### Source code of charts

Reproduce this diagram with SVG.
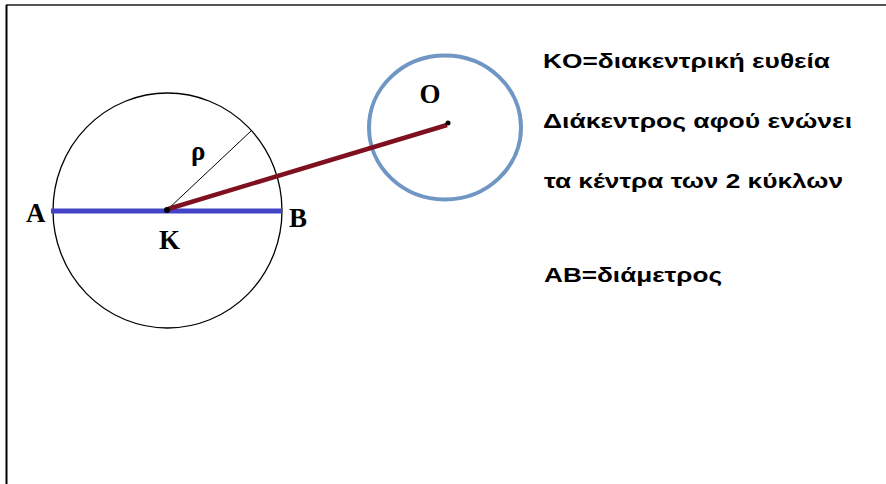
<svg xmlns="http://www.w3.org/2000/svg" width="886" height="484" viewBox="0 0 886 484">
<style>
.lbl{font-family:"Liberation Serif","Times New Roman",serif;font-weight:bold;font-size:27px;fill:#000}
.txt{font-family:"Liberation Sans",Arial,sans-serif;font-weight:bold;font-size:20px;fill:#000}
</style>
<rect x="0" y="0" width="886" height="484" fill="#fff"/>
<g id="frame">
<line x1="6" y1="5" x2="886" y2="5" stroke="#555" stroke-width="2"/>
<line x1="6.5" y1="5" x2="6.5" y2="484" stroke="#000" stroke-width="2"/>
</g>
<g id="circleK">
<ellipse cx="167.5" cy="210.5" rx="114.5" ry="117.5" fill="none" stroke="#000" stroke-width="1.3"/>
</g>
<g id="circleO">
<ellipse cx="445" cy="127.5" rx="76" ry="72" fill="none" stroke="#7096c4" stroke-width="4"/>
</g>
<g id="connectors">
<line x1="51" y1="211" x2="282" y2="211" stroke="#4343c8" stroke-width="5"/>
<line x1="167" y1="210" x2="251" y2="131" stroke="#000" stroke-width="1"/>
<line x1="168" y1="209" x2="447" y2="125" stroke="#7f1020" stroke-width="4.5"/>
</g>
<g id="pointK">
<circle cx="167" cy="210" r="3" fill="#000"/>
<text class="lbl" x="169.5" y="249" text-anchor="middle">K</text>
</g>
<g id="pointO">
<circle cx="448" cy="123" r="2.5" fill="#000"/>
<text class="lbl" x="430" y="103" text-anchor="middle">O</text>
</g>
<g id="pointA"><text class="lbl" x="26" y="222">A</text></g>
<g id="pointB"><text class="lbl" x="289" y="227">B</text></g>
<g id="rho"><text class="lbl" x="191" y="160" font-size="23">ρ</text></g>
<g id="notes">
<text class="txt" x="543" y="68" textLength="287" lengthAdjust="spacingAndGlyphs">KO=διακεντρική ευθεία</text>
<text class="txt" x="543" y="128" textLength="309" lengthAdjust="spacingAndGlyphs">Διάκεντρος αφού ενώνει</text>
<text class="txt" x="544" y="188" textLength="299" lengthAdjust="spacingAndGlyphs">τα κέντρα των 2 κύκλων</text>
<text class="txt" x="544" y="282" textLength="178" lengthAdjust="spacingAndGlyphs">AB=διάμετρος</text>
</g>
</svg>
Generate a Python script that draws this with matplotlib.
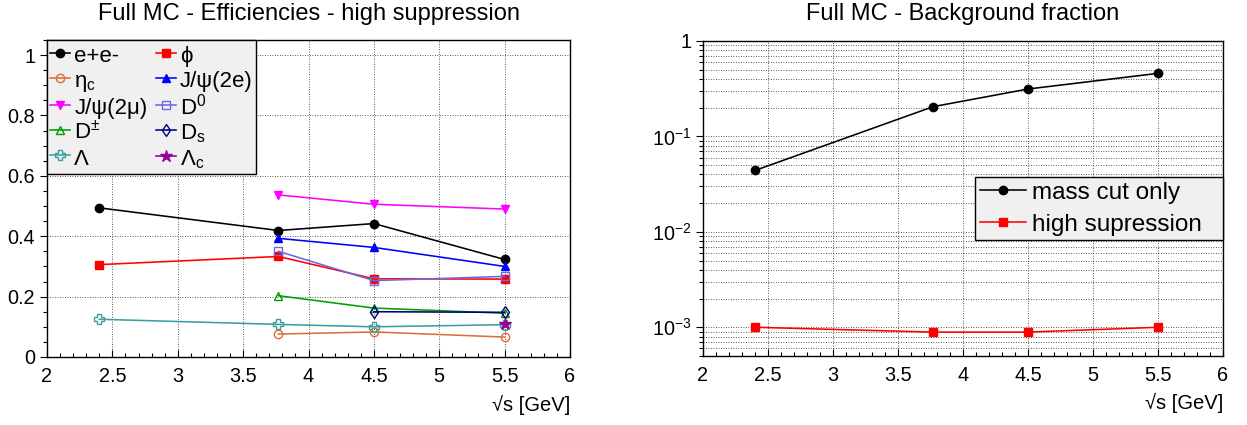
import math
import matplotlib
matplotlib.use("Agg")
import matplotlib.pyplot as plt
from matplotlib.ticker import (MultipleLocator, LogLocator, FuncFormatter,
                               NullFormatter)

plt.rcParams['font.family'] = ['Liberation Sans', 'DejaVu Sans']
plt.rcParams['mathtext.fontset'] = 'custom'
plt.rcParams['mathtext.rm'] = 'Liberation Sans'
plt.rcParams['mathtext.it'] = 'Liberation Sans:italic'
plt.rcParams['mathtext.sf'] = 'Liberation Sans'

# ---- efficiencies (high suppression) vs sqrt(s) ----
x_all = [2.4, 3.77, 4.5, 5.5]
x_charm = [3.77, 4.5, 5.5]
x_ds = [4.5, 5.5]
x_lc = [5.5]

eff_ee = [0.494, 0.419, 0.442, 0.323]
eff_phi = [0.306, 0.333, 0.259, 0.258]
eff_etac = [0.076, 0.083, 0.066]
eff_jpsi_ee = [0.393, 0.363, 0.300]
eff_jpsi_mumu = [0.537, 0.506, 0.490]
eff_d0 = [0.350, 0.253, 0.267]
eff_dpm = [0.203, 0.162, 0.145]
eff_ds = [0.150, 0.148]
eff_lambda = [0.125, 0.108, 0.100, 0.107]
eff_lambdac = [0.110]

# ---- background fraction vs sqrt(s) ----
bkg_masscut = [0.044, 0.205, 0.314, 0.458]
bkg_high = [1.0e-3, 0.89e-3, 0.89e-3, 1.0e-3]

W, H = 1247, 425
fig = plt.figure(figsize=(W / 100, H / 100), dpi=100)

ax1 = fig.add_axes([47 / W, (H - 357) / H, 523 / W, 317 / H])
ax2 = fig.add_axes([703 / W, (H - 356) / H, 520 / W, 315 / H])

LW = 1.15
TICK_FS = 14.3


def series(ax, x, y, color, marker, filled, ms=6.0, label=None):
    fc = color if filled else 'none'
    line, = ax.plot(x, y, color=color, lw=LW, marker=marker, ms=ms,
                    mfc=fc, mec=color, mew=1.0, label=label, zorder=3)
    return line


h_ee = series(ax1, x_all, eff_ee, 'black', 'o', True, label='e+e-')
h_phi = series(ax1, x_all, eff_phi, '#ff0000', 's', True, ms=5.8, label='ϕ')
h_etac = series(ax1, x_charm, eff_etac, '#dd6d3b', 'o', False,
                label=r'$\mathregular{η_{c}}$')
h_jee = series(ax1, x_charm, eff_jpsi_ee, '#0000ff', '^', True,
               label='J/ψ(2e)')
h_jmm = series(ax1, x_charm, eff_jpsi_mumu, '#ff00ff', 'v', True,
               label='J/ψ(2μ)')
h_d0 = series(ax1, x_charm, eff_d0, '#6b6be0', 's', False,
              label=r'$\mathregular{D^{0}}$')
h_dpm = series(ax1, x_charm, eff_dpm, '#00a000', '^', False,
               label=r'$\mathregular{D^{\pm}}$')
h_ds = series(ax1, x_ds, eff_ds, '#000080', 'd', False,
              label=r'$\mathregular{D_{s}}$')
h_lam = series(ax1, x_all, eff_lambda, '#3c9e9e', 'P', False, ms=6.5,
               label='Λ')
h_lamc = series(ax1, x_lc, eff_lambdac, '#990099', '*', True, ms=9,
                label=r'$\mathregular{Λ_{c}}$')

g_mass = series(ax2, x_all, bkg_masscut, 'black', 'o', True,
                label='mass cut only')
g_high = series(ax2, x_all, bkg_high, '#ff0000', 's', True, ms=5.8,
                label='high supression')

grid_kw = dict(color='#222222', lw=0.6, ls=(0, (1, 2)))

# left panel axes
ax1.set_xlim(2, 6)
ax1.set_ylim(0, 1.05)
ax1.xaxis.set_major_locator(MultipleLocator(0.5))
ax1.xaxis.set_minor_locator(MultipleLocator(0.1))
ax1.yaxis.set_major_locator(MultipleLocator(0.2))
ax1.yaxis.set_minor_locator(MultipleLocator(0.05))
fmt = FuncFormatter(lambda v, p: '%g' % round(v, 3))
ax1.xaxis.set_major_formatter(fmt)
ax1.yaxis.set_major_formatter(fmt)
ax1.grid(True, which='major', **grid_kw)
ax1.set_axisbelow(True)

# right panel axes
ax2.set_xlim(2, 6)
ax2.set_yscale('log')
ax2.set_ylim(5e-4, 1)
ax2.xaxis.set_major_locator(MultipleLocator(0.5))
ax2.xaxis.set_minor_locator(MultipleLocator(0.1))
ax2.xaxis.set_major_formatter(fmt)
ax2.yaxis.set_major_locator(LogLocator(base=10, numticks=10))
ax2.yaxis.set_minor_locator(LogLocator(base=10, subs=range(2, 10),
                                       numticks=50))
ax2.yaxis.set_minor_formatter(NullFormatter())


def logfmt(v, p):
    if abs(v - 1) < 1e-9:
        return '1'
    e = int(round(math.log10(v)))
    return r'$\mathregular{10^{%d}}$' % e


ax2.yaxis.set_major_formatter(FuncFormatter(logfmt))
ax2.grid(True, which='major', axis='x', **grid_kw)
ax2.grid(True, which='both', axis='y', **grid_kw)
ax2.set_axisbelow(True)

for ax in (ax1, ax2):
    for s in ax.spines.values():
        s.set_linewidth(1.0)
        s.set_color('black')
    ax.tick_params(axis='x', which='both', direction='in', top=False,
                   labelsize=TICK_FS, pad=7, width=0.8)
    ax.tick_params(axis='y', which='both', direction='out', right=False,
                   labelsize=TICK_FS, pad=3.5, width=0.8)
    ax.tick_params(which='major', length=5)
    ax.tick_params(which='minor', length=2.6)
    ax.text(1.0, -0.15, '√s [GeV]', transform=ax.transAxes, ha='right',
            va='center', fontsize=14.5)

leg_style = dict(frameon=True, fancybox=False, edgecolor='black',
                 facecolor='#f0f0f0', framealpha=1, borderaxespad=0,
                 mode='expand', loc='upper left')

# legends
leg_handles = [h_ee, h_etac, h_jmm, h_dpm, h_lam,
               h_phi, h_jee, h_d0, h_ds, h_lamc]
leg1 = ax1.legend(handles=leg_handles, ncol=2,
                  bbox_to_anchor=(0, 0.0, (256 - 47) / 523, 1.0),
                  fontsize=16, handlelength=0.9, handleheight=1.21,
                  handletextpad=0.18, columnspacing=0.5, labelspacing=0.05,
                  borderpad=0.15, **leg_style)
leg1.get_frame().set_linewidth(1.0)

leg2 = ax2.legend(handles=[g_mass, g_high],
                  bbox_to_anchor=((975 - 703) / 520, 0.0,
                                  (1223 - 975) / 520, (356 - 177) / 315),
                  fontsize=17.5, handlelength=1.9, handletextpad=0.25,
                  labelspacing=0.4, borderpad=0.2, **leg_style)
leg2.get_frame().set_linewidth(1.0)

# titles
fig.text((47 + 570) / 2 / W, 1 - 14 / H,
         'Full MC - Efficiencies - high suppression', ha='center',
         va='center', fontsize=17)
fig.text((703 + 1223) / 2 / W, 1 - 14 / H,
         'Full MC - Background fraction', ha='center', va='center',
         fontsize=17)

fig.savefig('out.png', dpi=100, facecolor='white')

### TASK REQUIREMENTS
The copy should hold exactly the lines from the line with "Generate a Python" to the line with "bkg_high = [1.0e-3, 0.89e-3, 0.89e-3, 1.0e-3]", both ends in, set down without any pictures and with nothing added.

### OUTPUT
Generate a Python script that draws this with matplotlib.
import math
import matplotlib
matplotlib.use("Agg")
import matplotlib.pyplot as plt
from matplotlib.ticker import (MultipleLocator, LogLocator, FuncFormatter,
                               NullFormatter)

plt.rcParams['font.family'] = ['Liberation Sans', 'DejaVu Sans']
plt.rcParams['mathtext.fontset'] = 'custom'
plt.rcParams['mathtext.rm'] = 'Liberation Sans'
plt.rcParams['mathtext.it'] = 'Liberation Sans:italic'
plt.rcParams['mathtext.sf'] = 'Liberation Sans'

# ---- efficiencies (high suppression) vs sqrt(s) ----
x_all = [2.4, 3.77, 4.5, 5.5]
x_charm = [3.77, 4.5, 5.5]
x_ds = [4.5, 5.5]
x_lc = [5.5]

eff_ee = [0.494, 0.419, 0.442, 0.323]
eff_phi = [0.306, 0.333, 0.259, 0.258]
eff_etac = [0.076, 0.083, 0.066]
eff_jpsi_ee = [0.393, 0.363, 0.300]
eff_jpsi_mumu = [0.537, 0.506, 0.490]
eff_d0 = [0.350, 0.253, 0.267]
eff_dpm = [0.203, 0.162, 0.145]
eff_ds = [0.150, 0.148]
eff_lambda = [0.125, 0.108, 0.100, 0.107]
eff_lambdac = [0.110]

# ---- background fraction vs sqrt(s) ----
bkg_masscut = [0.044, 0.205, 0.314, 0.458]
bkg_high = [1.0e-3, 0.89e-3, 0.89e-3, 1.0e-3]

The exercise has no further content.